A.    LATAR BELAKANG
Perkembangan pesat di bidang ekonomi, sosial, dan tekhnologi telah mengakibatkan masalah pangan menjadi masalah yang berdimensi global, dimana masalah pangan tidak hanya tertuju  kepada produk pangan yang dapat dijadikan komoditi yang berpotensial meningkatkan pendapatan masyarakat dan negara, akan tetapi juga tertuju kepada sumber penghasil pangan itu sendiri yang dapat direkayasa seperti terciptanya varietas-varietas baru tanaman yang dapat menghasilkan produk-produk unggulan. Menurut Badan Litbang Pertanian (2007), Varietas Unggul merupakan salah satu tekhnologi yang berperan penting dalam peningkatan kuantitas dan kualitas produk pertanian[1].
            Kemampuan untuk mengahasilkan varietas tanaman yang dapat dijadikan bibit unggul sangat diperlukan, karena tanaman merupakan faktor yang menentukan kualitas dan kuantitas hasil pertanian. Keuntungan yang diperoleh dari penggunaan varietas yang unggul antara lain varietas tanaman yang digunakan telah bertekhnologi tinggi, relatif murah, dan tidak mencemari lingkungan. Melalui penggunaan tanaman yang unggul diharapkan proses produksi menjadi lebih efisien, lebih produktivitas dan menghasilkan bahan pangan yang bermutu tinggi.

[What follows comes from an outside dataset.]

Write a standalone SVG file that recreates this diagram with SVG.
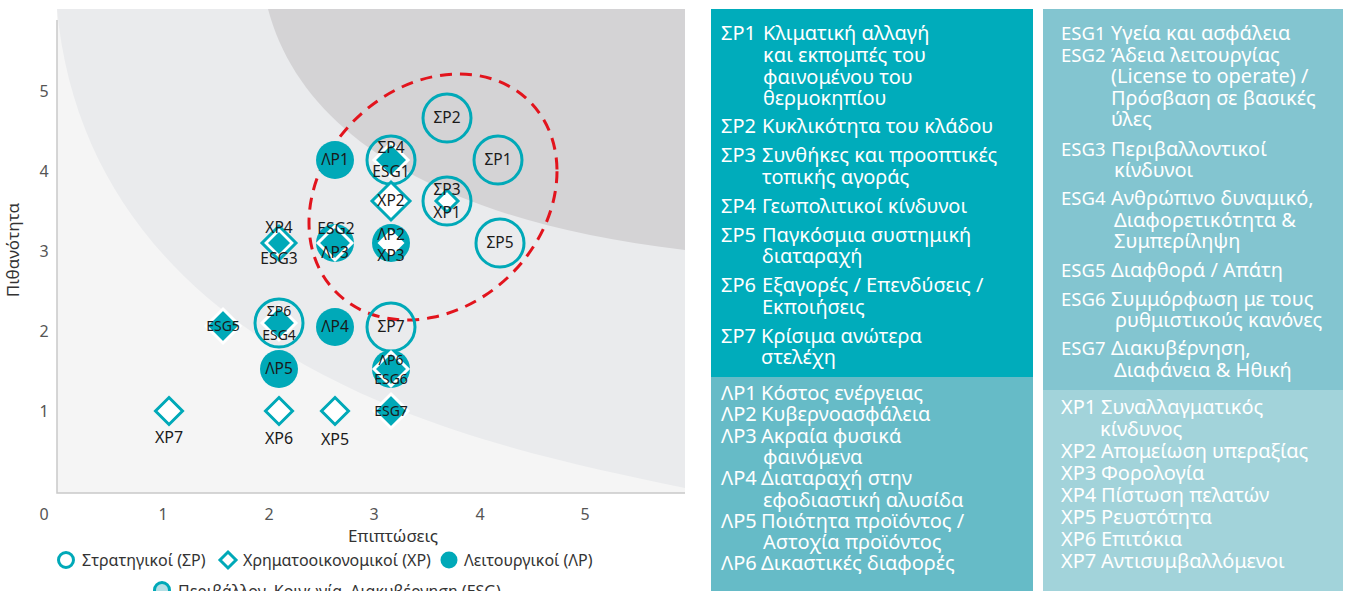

            Varietas tanaman yang biasanya diperoleh melalui proses pemuliaan tanaman yang menemukan penguasaan ilmu pengetahuan dan tekhnologi, yang memerlukan pencurahan pikiran, tenaga, waktu, dan dana yang besar. Sulitnya proses pemuliaan tanaman mengharuskan adanya suatu penghargaan atas hasil kerja keras para pihak pemulia, yaitu dengan adanya pemberian jaminan perlindungan hukum yang jelas dan tegas. Dengan adanya kepastian hukum yang jelas akan mendorong para pemulia untuk lebih giat dalam melakukan penelitian dalam rangka menghasilkan lebih banyak lagi varietas tanaman yang baru dan bersifat unggul.

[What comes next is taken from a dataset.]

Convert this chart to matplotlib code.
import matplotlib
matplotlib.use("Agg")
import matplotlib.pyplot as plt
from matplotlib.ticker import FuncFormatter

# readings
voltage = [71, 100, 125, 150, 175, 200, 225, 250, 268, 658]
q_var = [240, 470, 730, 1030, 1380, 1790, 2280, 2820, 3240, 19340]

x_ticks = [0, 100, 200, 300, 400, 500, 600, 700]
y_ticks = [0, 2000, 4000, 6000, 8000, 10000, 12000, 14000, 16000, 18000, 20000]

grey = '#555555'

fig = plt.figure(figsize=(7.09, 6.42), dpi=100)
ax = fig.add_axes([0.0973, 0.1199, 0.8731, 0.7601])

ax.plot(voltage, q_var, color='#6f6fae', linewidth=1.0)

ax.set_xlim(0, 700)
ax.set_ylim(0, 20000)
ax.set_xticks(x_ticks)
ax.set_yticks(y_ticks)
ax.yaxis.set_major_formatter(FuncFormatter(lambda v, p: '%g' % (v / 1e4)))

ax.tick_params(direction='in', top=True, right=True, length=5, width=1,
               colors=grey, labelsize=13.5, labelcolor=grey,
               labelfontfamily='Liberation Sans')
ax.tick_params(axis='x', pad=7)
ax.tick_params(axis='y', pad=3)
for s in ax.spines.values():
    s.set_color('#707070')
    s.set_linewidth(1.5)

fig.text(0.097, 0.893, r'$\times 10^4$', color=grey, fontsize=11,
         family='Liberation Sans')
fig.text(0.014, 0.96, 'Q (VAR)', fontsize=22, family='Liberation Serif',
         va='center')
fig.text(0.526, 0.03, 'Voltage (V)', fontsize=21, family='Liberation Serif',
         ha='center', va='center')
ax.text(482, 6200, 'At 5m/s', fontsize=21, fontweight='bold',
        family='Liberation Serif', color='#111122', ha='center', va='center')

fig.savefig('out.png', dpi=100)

            Pada saat ini, di seluruh dunia sedang berkembang isu pembajakan hayati serta pembajakan kekayaan intelektual (Biopiracy and intellectual property). Masalah pembajakan ini terjadi di negara-negara yang kaya akan keanekaragaman sumber hayati yang umumnya adalah negara Berkembang (developing countries) termasuk Indonesia yang dikenal dengan negara “mega biodiversity”. Dalam perkembangannya praktik biopiracy ini tidaklah berhenti pada berpindahnya sumber hayati suatu negara secara ilegal ke wilayah lain semata. Ia masih menimbulkan efek berikutnya, yang terkadang justru berimplikasi lebih fundamental bagi kepemilikan hak-hak kekayaan Intelektual terutaman hak paten.
            Seperti kasus Perusahaan Kosmetik Shisheido Jepang  yang mengklaim  sembilan hak paten atas tanaman tradisional Indonesia yang bernomor registrasi JP 10316541 dengan subyek paten tanaman tardisional yang kesemuanya merupakan bahan anti penuaan, perawatan kulit dan kepala[2].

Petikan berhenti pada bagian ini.